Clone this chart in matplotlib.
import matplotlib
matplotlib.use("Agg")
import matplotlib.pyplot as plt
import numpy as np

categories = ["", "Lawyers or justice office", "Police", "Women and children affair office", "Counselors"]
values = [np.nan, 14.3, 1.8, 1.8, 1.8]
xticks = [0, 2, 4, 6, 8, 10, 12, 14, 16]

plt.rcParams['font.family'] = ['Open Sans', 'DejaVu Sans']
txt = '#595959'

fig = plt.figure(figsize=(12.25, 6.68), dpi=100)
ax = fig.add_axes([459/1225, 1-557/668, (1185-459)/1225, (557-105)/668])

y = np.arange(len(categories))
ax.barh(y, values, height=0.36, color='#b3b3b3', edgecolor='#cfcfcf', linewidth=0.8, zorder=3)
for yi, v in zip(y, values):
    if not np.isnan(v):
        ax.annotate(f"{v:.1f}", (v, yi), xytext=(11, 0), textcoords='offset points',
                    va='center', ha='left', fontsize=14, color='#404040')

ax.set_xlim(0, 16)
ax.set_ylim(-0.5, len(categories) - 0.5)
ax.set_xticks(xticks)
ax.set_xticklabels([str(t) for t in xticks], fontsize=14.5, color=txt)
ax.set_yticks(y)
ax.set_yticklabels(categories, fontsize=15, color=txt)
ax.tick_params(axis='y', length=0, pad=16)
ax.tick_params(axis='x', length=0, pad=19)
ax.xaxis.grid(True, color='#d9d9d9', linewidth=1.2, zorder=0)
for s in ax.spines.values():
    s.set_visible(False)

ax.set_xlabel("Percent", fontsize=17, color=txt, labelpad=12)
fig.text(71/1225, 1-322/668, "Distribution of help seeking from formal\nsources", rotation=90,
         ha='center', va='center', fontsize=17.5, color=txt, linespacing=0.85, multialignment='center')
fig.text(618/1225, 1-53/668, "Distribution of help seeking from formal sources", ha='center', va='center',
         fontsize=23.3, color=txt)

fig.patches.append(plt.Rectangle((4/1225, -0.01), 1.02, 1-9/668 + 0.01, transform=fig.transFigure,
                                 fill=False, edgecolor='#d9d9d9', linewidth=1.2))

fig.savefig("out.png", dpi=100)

□ □ □ □

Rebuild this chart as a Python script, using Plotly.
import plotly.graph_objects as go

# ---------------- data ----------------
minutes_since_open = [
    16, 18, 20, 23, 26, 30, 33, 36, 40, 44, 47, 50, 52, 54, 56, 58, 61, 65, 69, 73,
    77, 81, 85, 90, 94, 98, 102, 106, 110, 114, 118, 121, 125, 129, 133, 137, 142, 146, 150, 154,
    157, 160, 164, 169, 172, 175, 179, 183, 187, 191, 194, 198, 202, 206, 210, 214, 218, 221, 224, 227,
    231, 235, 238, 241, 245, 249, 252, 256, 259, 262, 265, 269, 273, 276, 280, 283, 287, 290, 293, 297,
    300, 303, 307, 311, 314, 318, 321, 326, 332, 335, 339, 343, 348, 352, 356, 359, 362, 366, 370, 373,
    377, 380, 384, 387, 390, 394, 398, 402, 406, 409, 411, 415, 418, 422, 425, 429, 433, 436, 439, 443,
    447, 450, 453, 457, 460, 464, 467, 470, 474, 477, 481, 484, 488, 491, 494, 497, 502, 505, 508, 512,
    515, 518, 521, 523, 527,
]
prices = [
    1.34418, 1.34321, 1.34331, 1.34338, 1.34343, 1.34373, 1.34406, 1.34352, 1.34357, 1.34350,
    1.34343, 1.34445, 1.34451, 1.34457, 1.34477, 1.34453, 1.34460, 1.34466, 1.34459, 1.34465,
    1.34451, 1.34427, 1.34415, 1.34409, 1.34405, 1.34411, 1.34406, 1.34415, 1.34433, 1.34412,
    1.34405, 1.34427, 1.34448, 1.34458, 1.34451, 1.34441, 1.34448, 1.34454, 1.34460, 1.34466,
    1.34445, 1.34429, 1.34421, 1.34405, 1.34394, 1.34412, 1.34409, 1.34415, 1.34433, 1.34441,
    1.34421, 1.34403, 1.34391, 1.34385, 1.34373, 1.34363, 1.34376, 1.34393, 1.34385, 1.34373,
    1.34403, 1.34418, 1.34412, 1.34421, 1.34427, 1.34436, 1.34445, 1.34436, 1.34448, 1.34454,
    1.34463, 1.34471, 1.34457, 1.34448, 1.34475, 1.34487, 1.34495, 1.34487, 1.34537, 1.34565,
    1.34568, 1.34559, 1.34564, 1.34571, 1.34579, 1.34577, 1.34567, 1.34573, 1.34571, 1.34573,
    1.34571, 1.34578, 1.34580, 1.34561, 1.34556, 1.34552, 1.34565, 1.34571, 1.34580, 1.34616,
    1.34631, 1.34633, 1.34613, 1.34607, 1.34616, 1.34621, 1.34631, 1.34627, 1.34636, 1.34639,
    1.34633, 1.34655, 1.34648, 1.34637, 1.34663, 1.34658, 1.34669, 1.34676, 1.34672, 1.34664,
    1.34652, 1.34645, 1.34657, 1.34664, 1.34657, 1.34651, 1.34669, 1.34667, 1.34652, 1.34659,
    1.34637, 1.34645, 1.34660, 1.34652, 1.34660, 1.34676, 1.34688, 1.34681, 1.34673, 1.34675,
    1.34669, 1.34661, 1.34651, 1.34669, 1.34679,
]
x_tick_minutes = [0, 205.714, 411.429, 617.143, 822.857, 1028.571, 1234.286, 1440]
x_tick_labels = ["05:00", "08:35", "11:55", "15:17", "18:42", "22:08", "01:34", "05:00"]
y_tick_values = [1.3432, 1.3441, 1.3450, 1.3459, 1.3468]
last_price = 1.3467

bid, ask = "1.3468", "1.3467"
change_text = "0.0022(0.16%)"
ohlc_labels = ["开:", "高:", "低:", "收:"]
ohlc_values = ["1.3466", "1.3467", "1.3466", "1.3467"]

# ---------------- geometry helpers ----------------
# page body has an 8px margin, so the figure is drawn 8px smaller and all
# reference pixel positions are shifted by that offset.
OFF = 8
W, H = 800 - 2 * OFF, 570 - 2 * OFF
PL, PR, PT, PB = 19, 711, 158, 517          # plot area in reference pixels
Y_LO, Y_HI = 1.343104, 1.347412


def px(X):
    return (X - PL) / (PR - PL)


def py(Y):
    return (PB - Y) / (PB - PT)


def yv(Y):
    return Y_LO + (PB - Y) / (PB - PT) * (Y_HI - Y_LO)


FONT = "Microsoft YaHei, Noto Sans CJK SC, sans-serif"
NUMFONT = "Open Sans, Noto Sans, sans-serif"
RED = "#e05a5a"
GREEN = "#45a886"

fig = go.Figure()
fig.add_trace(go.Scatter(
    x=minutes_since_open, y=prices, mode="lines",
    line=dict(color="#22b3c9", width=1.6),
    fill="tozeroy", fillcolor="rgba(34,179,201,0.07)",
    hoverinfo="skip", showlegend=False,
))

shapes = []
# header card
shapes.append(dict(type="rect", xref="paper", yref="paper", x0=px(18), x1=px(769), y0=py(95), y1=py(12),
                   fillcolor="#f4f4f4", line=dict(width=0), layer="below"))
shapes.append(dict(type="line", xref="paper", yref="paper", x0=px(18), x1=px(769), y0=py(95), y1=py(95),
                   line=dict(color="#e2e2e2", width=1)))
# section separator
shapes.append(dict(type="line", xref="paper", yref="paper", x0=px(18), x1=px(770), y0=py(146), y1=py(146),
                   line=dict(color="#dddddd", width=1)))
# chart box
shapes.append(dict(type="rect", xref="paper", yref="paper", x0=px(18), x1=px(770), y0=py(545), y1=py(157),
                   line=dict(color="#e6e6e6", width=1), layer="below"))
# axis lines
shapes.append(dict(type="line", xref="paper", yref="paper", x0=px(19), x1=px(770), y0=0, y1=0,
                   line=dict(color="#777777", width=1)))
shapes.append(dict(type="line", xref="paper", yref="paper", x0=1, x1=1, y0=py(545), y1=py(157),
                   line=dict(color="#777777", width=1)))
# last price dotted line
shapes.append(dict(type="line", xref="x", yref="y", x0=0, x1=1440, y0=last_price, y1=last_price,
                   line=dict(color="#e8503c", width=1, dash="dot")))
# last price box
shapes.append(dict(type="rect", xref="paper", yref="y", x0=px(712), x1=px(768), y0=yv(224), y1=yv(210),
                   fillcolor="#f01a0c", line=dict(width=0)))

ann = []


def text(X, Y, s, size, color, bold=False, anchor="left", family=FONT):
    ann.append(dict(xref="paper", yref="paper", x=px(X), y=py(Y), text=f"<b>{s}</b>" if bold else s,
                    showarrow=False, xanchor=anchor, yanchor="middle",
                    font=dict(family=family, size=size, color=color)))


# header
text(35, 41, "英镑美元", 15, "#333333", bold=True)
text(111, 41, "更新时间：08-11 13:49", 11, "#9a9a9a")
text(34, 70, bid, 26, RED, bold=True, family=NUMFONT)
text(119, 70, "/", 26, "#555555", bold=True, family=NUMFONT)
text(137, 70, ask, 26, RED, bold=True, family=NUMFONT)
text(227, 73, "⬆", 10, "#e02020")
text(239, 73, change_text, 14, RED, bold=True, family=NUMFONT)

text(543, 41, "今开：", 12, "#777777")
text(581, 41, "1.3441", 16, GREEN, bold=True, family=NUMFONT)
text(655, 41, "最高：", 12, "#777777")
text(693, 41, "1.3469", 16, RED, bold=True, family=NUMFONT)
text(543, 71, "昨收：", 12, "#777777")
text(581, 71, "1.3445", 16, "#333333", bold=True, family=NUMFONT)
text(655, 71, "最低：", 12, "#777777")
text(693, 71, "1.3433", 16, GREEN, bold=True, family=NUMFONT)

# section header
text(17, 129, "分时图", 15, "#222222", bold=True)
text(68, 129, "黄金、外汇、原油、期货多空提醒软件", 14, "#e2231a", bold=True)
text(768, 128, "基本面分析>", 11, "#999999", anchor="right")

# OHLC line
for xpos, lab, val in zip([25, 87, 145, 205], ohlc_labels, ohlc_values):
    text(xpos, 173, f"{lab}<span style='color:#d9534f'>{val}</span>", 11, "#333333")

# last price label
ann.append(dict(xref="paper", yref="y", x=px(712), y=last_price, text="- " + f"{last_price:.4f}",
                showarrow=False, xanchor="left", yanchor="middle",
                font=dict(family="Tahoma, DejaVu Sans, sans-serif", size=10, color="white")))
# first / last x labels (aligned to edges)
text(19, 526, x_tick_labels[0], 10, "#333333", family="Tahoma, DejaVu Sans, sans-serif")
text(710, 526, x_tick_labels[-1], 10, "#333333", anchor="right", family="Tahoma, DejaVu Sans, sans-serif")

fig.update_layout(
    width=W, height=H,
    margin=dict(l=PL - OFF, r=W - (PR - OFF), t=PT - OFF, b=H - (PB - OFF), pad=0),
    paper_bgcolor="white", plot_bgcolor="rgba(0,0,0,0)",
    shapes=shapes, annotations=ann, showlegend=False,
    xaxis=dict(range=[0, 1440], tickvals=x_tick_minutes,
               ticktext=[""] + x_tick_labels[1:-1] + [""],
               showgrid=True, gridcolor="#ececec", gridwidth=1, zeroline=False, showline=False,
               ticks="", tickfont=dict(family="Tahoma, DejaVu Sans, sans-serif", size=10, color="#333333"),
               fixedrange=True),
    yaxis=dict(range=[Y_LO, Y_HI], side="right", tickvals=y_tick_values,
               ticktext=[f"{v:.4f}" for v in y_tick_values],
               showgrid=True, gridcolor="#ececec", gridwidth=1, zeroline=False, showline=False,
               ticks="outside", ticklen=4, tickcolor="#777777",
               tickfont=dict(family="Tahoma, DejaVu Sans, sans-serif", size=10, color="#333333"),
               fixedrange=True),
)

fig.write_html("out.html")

□ □ □ □

▸ What to work on: Between the line containing "Rebuild this chart" and the line containing "import plotly.graph_objects as go" lies the part to return. Return it exactly, counting both of those lines.

▸ Task output:
Rebuild this chart as a Python script, using Plotly.
import plotly.graph_objects as go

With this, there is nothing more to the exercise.